If Urban Dictionary, Urban-fucking-Dictionary, thinks it’s wrong (along with, not to mention, EVERY OTHER dictionary: “often used as a general term of abuse” “a contemptuous term” “ used as a disparaging term”), then you probably shouldn’t be saying it.
Faggot isn’t okay. Neither are Chink, Nigger, or Injun. Do those words make you uncomfortable? Retard and Retarded should make you uncomfortable too.
You are being insensitive, insecure, and frankly a massive ASSHOLE if you ever choose to use any derogatory words. Even in jest. Especially in jest. Even if you’re Jonah Hill. Pull your heads out of your asses, kids, and CONSIDER what you are saying. Or don’t. Keep dropping retarded and faggot and whatever other antiquated derogatory term pleases you into your conversations; type ’em out in your Facebook posts; yell them at your buddy for chickening out; relay them to your friends to describe how drunk you were…
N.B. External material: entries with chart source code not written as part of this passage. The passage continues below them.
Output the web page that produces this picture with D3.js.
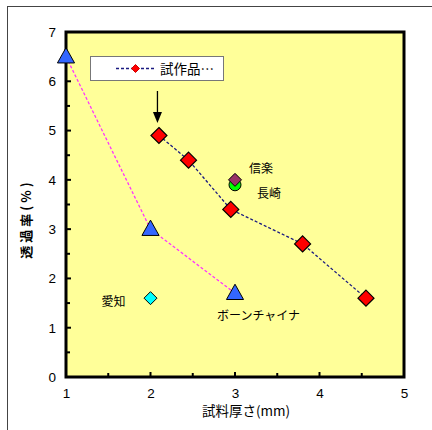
<!DOCTYPE html>
<html><head><meta charset="utf-8">
<script src="https://cdn.jsdelivr.net/npm/d3@7"></script>
<style>body{margin:0;background:#fff}svg{display:block}</style>
</head><body>
<svg id="c" width="432" height="430"></svg>
<script>
const xTicks = [1, 2, 3, 4, 5];
const yTicks = [0, 1, 2, 3, 4, 5, 6, 7];
const seriesName = "試作品…";
const trialX = [2.1, 2.45, 2.95, 3.8, 4.55];
const trialY = [4.9, 4.4, 3.4, 2.7, 1.6];
const boneX = [1, 2, 3];
const boneY = [6.5, 3.0, 1.7];
const boneLabel = "ボーンチャイナ";
const aichi = {x: 2, y: 1.6, label: "愛知"};
const shigaraki = {x: 3, y: 4.0, label: "信楽"};
const nagasaki = {x: 3, y: 3.9, label: "長崎"};
const xTitle = "試料厚さ(mm)";
const yTitle = "透過率(%)";

const svg = d3.select("#c");
const L = 66, R = 404, T = 32, B = 377;
const x = d3.scaleLinear().domain([1, 5]).range([L, R]);
const y = d3.scaleLinear().domain([0, 7]).range([B, T]);
const jp = "'Noto Sans CJK JP', sans-serif";
const lat = "'Liberation Sans', Arial, sans-serif";

// outer frame
svg.append("rect").attr("x", 7.5).attr("y", 6.5).attr("width", 440).attr("height", 440)
  .attr("fill", "none").attr("stroke", "#444").attr("stroke-width", 1);

// plot area
svg.append("rect").attr("x", L).attr("y", T).attr("width", R - L).attr("height", B - T)
  .attr("fill", "#ffff99").attr("stroke", "#000").attr("stroke-width", 3);

// ticks (inward) major + minor
const g = svg.append("g");
d3.range(0, 7.01, 0.5).forEach(v => {
  const major = Math.abs(v - Math.round(v)) < 1e-6;
  g.append("line").attr("x1", L).attr("x2", L + (major ? 5 : 4))
    .attr("y1", y(v)).attr("y2", y(v)).attr("stroke", "#000").attr("stroke-width", 2);
});
d3.range(1, 5.01, 0.5).forEach(v => {
  const major = Math.abs(v - Math.round(v)) < 1e-6;
  g.append("line").attr("y1", B).attr("y2", B - (major ? 5 : 4))
    .attr("x1", x(v)).attr("x2", x(v)).attr("stroke", "#000").attr("stroke-width", 2);
});

// axis tick labels via d3 axes (hidden lines)
const xa = svg.append("g").attr("transform", `translate(0,${B})`)
  .call(d3.axisBottom(x).tickValues(xTicks).tickSize(0).tickPadding(11).tickFormat(d3.format("d")));
xa.select(".domain").remove();
xa.selectAll("text").attr("font-family", lat).attr("font-size", 13.5).attr("fill", "#000");
const ya = svg.append("g").attr("transform", `translate(${L},0)`)
  .call(d3.axisLeft(y).tickValues(yTicks).tickSize(0).tickPadding(10).tickFormat(d3.format("d")));
ya.select(".domain").remove();
ya.selectAll("text").attr("font-family", lat).attr("font-size", 13.5).attr("fill", "#000");

// titles
svg.append("text").attr("x", 246).attr("y", 416).attr("text-anchor", "middle")
  .attr("font-family", jp).attr("font-size", 13.5).text(xTitle);
svg.append("text").attr("transform", "translate(31,219) rotate(-90)").attr("text-anchor", "middle")
  .attr("font-family", jp).attr("font-size", 13).attr("font-weight", "bold")
  .attr("letter-spacing", 3).text(yTitle);

// bone china line
const line = d3.line().x(d => x(d[0])).y(d => y(d[1]));
const bone = boneX.map((v, i) => [v, boneY[i]]);
svg.append("path").datum(bone).attr("d", line).attr("fill", "none")
  .attr("stroke", "#ff33ff").attr("stroke-width", 1.3).attr("stroke-dasharray", "3,2");
// trial line
const trial = trialX.map((v, i) => [v, trialY[i]]);
svg.append("path").datum(trial).attr("d", line).attr("fill", "none")
  .attr("stroke", "#1a1a80").attr("stroke-width", 1.3).attr("stroke-dasharray", "3,2");

const diamond = (cx, cy, r) => `M${cx},${cy - r}L${cx + r},${cy}L${cx},${cy + r}L${cx - r},${cy}Z`;
const tri = (cx, cy, s) => `M${cx},${cy - s}L${cx + s * 0.95},${cy + s * 0.7}L${cx - s * 0.95},${cy + s * 0.7}Z`;

// triangles
svg.selectAll(".tri").data(bone).enter().append("path")
  .attr("d", d => tri(x(d[0]), y(d[1]), 9)).attr("fill", "#3366ff").attr("stroke", "#000").attr("stroke-width", 1);

// nagasaki circle, then shigaraki diamond
svg.append("circle").attr("cx", x(nagasaki.x)).attr("cy", y(nagasaki.y)).attr("r", 6)
  .attr("fill", "#00ff00").attr("stroke", "#000").attr("stroke-width", 1);
svg.append("path").attr("d", diamond(x(shigaraki.x), y(shigaraki.y), 6.5))
  .attr("fill", "#993366").attr("stroke", "#000").attr("stroke-width", 1);

// aichi
svg.append("path").attr("d", diamond(x(aichi.x), y(aichi.y), 6.5))
  .attr("fill", "#00ffff").attr("stroke", "#000").attr("stroke-width", 1);

// trial diamonds
svg.selectAll(".dia").data(trial).enter().append("path")
  .attr("d", d => diamond(x(d[0]), y(d[1]), 8)).attr("fill", "#ff0000").attr("stroke", "#000").attr("stroke-width", 1.2);

// labels
const lab = (t, lx, ly) => svg.append("text").attr("x", lx).attr("y", ly)
  .attr("font-family", jp).attr("font-size", 12).attr("fill", "#000").text(t);
lab(shigaraki.label, x(shigaraki.x) + 14, y(shigaraki.y) - 7);
lab(nagasaki.label, x(nagasaki.x) + 22, y(nagasaki.y) + 13);
lab(aichi.label, x(aichi.x) - 49, y(aichi.y) + 8);
lab(boneLabel, x(boneX[2]) - 18, y(boneY[2]) + 27);

// arrow
const ax = x(2.1) - 1.5;
svg.append("line").attr("x1", ax).attr("x2", ax).attr("y1", 91).attr("y2", 114)
  .attr("stroke", "#000").attr("stroke-width", 1.3);
svg.append("path").attr("d", `M${ax - 4.5},112L${ax + 4.5},112L${ax},123Z`).attr("fill", "#000");

// legend
svg.append("rect").attr("x", 90.5).attr("y", 56.5).attr("width", 133).attr("height", 24)
  .attr("fill", "#fff").attr("stroke", "#777").attr("stroke-width", 1);
svg.append("line").attr("x1", 116).attr("x2", 155).attr("y1", 68.5).attr("y2", 68.5)
  .attr("stroke", "#1a1a80").attr("stroke-width", 1.3).attr("stroke-dasharray", "3,2");
svg.append("path").attr("d", diamond(135.5, 68.5, 4)).attr("fill", "#ff0000").attr("stroke", "#cc0000");
svg.append("text").attr("x", 160).attr("y", 73.5).attr("font-family", jp).attr("font-size", 13.5).text(seriesName);
</script>
</body></html>
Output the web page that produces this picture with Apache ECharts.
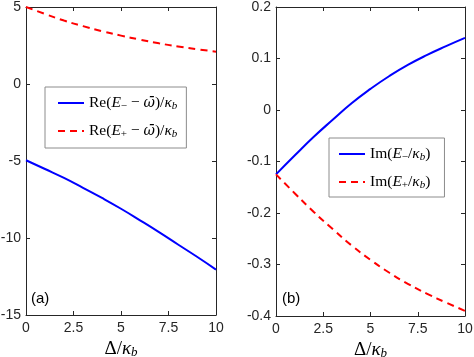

And one day, when you have children, whom I sincerely hope are healthy and happy (regardless of how, from their births, they happen to experience the world), I hope that they are kinder and more thoughtful than you. I hope they choose to see the world as a place full of people just doing their best and trying to get by. I hope they embrace everyone they meet with respect and empathy. I hope they teach you how to be a better person, because if you are still so careless with how you regard other human beings that you choose to use these hateful, hurtful, selfish words, then you’re not doing a very good job yet.